Por lo que toca a la oración, hazla de esta manera: apenas te des cuenta no sólo de la presencia de tales pensamientos, sino de su primera insinuación, concéntrate y piensa en el Crucifijo diciendo: «Jesús mío, dulce Jesús mío, ven pronto en mi ayuda para que no caiga en manos de mi enemigo». Y, abrazando la cruz de la que pende tu Señor, besa repetidas veces las llagas de sus santos piles, diciendo con fervor: «Oh llagas adorables, santas y castas, herid ya este pobre e impuro corazón y guardadme del peligro de ofenderos».
Y cuando las tentaciones de los deleites carnales te acosen no me parecería bueno que tu meditación se centrase en ciertos puntos que muchos libros proponer, como remedio a esa tentación; por ejemplo, la bajeza de ese vicio, su insaciabilidad, los disgustos y amarguras que lo acompañan, los peligros de la pérdida de los bienes, de la vida, del honor y cosas semejantes. Porque no siempre es este un medio seguro para vencer la tentación, y hasta puede aumentar las dificultades; pues si el intelecto, por una parte, desecha esos pensamientos, por otra nos ofrece ocasión y peligro de deleitarnos en ellos y de consentir al placer. Por eso, el mejor remedio consiste en huir de ellos, e incluso de todo lo que nos los recuerde, aunque sea, contrario a ellos.

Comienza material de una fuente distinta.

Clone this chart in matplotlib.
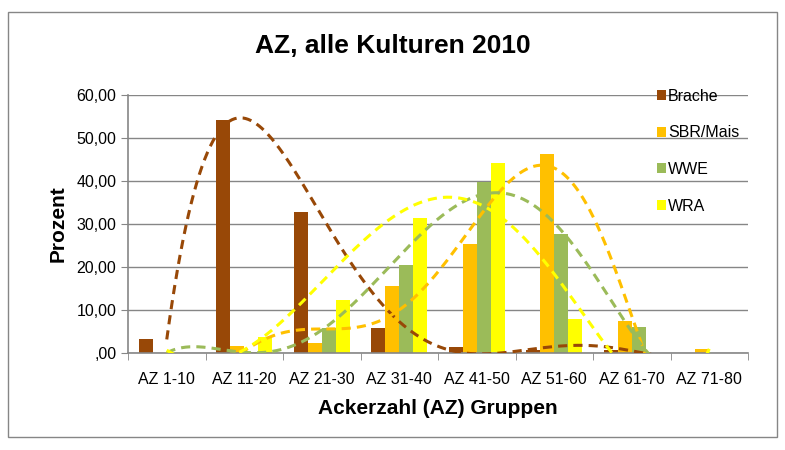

He aquí por qué cuando tu meditación se oriente a ese fin, deberá centrarse en la vida y en la pasión del Señor crucificado. Y si, a pesar tuyo, en esa meditación se te presentan tales pensamientos, molestándote más de lo habitual —como seguramente sucederá—, no te asustes ni dejes la meditación, ni te enfrentes directamente a ellos ofreciéndoles resistencia; sigue impertérrito tu meditación con la mayor intensidad posible, pasando de tales pensamientos como si no fueran tuyos; pues no hay mejor medio de hacerles frente, aunque su acoso sea continuo.
Y acabarás tu meditación con esta o semejante petición: «Por tu pasión y por tu inefable bondad, líbrame de mis enemigos, creador y redentor mío»; pero sin dirigir tu atención al vicio, ya que sólo recordarlo representa ya un peligro. Y, además, no te entretengas nunca en deliberar si has consentido o no en tal tentación, pues, bajo apariencia de bien, se trata de un engaño del demonio, que pretende quitarte la paz y hacerte desconfiado y pusilánime, o, mientras te distrae con esas cavilaciones, lo que espera es hacerte caer en algún tipo de complacencia. Por eso, en estas tentaciones siempre que no estés seguro de haber consentido, ha de bastarte con una breve explicación a tu padre espiritual, quedándote tranquilo con lo que él te diga, sin volver a pensar más en ello. Exponle a él con sinceridad cualquier pensamiento, sin que te lo impidan ni el respeto humano ni la vergüenza. Pues si necesitamos la virtud de la humildad para vencer a todos nuestros enemigos, con más razón debemos ser humildes cuando se trata de este, ya que este vicio es casi siempre un castigo de nuestra soberbia.
Cuando ha pasado ya el momento de la tentación, y aunque ya te sientas libre y resguardado, esfuérzate por mantener tu atención muy lejos de aquellos objetos que la ocasionaron, aunque tu deseo de virtud o de cualquier otro provecho te empujen a actuar de forma diversa: se trata de un engaño de nuestra naturaleza corrompida y de una trampa de nuestro sagaz enemigo, que se transforma en ángel de luz para precipitarnos en las tinieblas.